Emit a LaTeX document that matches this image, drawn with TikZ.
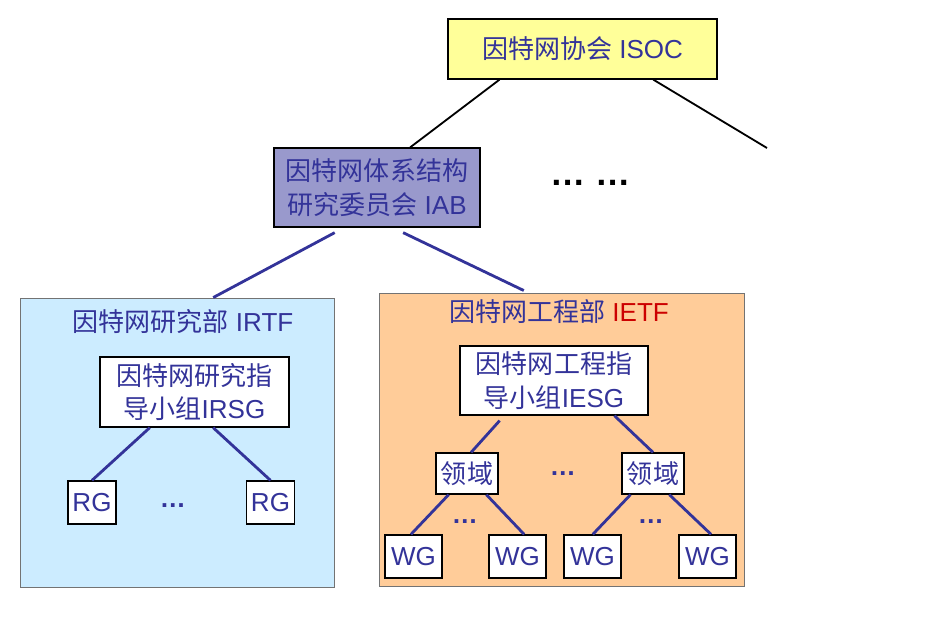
\documentclass[tikz,border=0pt]{standalone}
\usepackage{fontspec}
\setmainfont{Liberation Sans}
\newfontfamily\cjk{Noto Sans CJK SC}
\newcommand{\zh}[1]{{\cjk #1}}
\usetikzlibrary{calc}
\definecolor{textblue}{HTML}{333399}
\definecolor{isocyellow}{HTML}{FFFF99}
\definecolor{iabpurple}{HTML}{9999CC}
\definecolor{irtfblue}{HTML}{CCECFF}
\definecolor{ietforange}{HTML}{FFCC99}
\definecolor{ietfred}{HTML}{CC0000}
\begin{document}
\begin{tikzpicture}[x=0.025cm, y=-0.025cm,
    % Stil für die Kästen (Gremien und Gruppen)
        org/.style={rectangle, draw=black, line width=0.9pt, fill=white, text=textblue, align=center,
            font=\fontsize{18.5}{24}\selectfont, inner sep=0pt},
    % Stil für die großen Bereiche
        area/.style={rectangle, draw=black!55, line width=0.6pt, inner sep=0pt},
        title/.style={text=textblue, font=\fontsize{18.5}{24}\selectfont},
        dots/.style={text=textblue, font=\fontsize{18.5}{24}\selectfont\bfseries},
    % Stil für die Verbindungen
        link/.style={draw=textblue, line width=2pt},
        toplink/.style={draw=black, line width=1.3pt}]

        \useasboundingbox (0,0) rectangle (941,626);

        % oberste Ebene
        \node[org, fill=isocyellow, minimum width=6.725cm, minimum height=1.5cm] (isoc) at (582.5,49) {\zh{因特网协会} ISOC};
        \node[org, fill=iabpurple, minimum width=5.15cm, minimum height=1.975cm] (iab) at (377,187.5) {\zh{因特网体系结构}\\\zh{研究委员会} IAB};
        \node[font=\fontsize{25}{30}\selectfont\bfseries] (more) at (591,183) {… …};
        \coordinate (rest) at (767,148);

        % Bereiche IRTF und IETF
        \node[area, fill=irtfblue, minimum width=7.85cm, minimum height=7.225cm] (irtf) at (177,442.5) {};
        \node[area, fill=ietforange, minimum width=9.125cm, minimum height=7.325cm] (ietf) at (561.5,439.5) {};
        \node[title] (irtftitle) at (183,322) {\zh{因特网研究部} IRTF};
        \node[title] (ietftitle) at (559,312) {\zh{因特网工程部} \textcolor{ietfred}{IETF}};

        % IRTF innen
        \node[org, minimum width=4.725cm, minimum height=1.75cm] (irsg) at (194.5,392) {\zh{因特网研究指}\\\zh{导小组}IRSG};
        \node[org, minimum width=1.2cm, minimum height=1.075cm] (rg1) at (92,502.5) {RG};
        \node[org, minimum width=1.2cm, minimum height=1.075cm] (rg2) at (270.5,502.5) {RG};
        \node[dots] (rgdots) at (173,506) {…};

        % IETF innen
        \node[org, minimum width=4.7cm, minimum height=1.725cm] (iesg) at (554,380.5) {\zh{因特网工程指}\\\zh{导小组}IESG};
        \node[org, minimum width=1.55cm, minimum height=1.025cm] (area1) at (467,473.5) {\zh{领域}};
        \node[org, minimum width=1.55cm, minimum height=1.025cm] (area2) at (653,473.5) {\zh{领域}};
        \node[dots] (areadots) at (563,474) {…};
        \node[org, minimum width=1.425cm, minimum height=1.075cm] (wg1) at (413.5,556.5) {WG};
        \node[org, minimum width=1.425cm, minimum height=1.075cm] (wg2) at (517.5,556.5) {WG};
        \node[org, minimum width=1.425cm, minimum height=1.075cm] (wg3) at (592.5,556.5) {WG};
        \node[org, minimum width=1.425cm, minimum height=1.075cm] (wg4) at (707.5,556.5) {WG};
        \node[dots] (wgdots1) at (465,522) {…};
        \node[dots] (wgdots2) at (651,522) {…};

        % Verbindungen
        \draw[toplink] ($(isoc.south west)!0.193!(isoc.south east)$) -- ($(iab.north west)!0.66!(iab.north east)$);
        \draw[toplink] ($(isoc.south west)!0.762!(isoc.south east)$) -- (rest);
        \draw[link] ($(iab.south west)!0.296!(iab.south east)+(0,5)$) -- ($(irtf.north west)!0.615!(irtf.north east)$);
        \draw[link] ($(iab.south west)!0.626!(iab.south east)+(0,5)$) -- ($(ietf.north west)!0.397!(ietf.north east)+(0,-2)$);
        \draw[link] ($(irsg.south west)!0.265!(irsg.south east)$) -- (rg1.north);
        \draw[link] ($(irsg.south west)!0.598!(irsg.south east)$) -- (rg2.north);
        \draw[link] ($(iesg.south west)!0.213!(iesg.south east)+(0,5)$) -- ($(area1.north west)!0.565!(area1.north east)$);
        \draw[link] ($(iesg.south west)!0.819!(iesg.south east)$) -- (area2.north);
        \draw[link] ($(area1.south west)!0.21!(area1.south east)$) -- ($(wg1.north west)!0.456!(wg1.north east)$);
        \draw[link] ($(area1.south west)!0.806!(area1.south east)$) -- ($(wg2.north west)!0.614!(wg2.north east)$);
        \draw[link] ($(area2.south west)!0.145!(area2.south east)$) -- ($(wg3.north west)!0.505!(wg3.north east)$);
        \draw[link] ($(area2.south west)!0.758!(area2.south east)$) -- ($(wg4.north west)!0.561!(wg4.north east)$);
    \end{tikzpicture}
\end{document}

• EXERCISE DESCRIPTION:
Repeat the listing above up to and including the line with "(ietftitle) at (559,312)", starting from its first line. Drop any pictures.

• EXPECTED OUTPUT:
Emit a LaTeX document that matches this image, drawn with TikZ.
\documentclass[tikz,border=0pt]{standalone}
\usepackage{fontspec}
\setmainfont{Liberation Sans}
\newfontfamily\cjk{Noto Sans CJK SC}
\newcommand{\zh}[1]{{\cjk #1}}
\usetikzlibrary{calc}
\definecolor{textblue}{HTML}{333399}
\definecolor{isocyellow}{HTML}{FFFF99}
\definecolor{iabpurple}{HTML}{9999CC}
\definecolor{irtfblue}{HTML}{CCECFF}
\definecolor{ietforange}{HTML}{FFCC99}
\definecolor{ietfred}{HTML}{CC0000}
\begin{document}
\begin{tikzpicture}[x=0.025cm, y=-0.025cm,
    % Stil für die Kästen (Gremien und Gruppen)
        org/.style={rectangle, draw=black, line width=0.9pt, fill=white, text=textblue, align=center,
            font=\fontsize{18.5}{24}\selectfont, inner sep=0pt},
    % Stil für die großen Bereiche
        area/.style={rectangle, draw=black!55, line width=0.6pt, inner sep=0pt},
        title/.style={text=textblue, font=\fontsize{18.5}{24}\selectfont},
        dots/.style={text=textblue, font=\fontsize{18.5}{24}\selectfont\bfseries},
    % Stil für die Verbindungen
        link/.style={draw=textblue, line width=2pt},
        toplink/.style={draw=black, line width=1.3pt}]

        \useasboundingbox (0,0) rectangle (941,626);

        % oberste Ebene
        \node[org, fill=isocyellow, minimum width=6.725cm, minimum height=1.5cm] (isoc) at (582.5,49) {\zh{因特网协会} ISOC};
        \node[org, fill=iabpurple, minimum width=5.15cm, minimum height=1.975cm] (iab) at (377,187.5) {\zh{因特网体系结构}\\\zh{研究委员会} IAB};
        \node[font=\fontsize{25}{30}\selectfont\bfseries] (more) at (591,183) {… …};
        \coordinate (rest) at (767,148);

        % Bereiche IRTF und IETF
        \node[area, fill=irtfblue, minimum width=7.85cm, minimum height=7.225cm] (irtf) at (177,442.5) {};
        \node[area, fill=ietforange, minimum width=9.125cm, minimum height=7.325cm] (ietf) at (561.5,439.5) {};
        \node[title] (irtftitle) at (183,322) {\zh{因特网研究部} IRTF};
        \node[title] (ietftitle) at (559,312) {\zh{因特网工程部} \textcolor{ietfred}{IETF}};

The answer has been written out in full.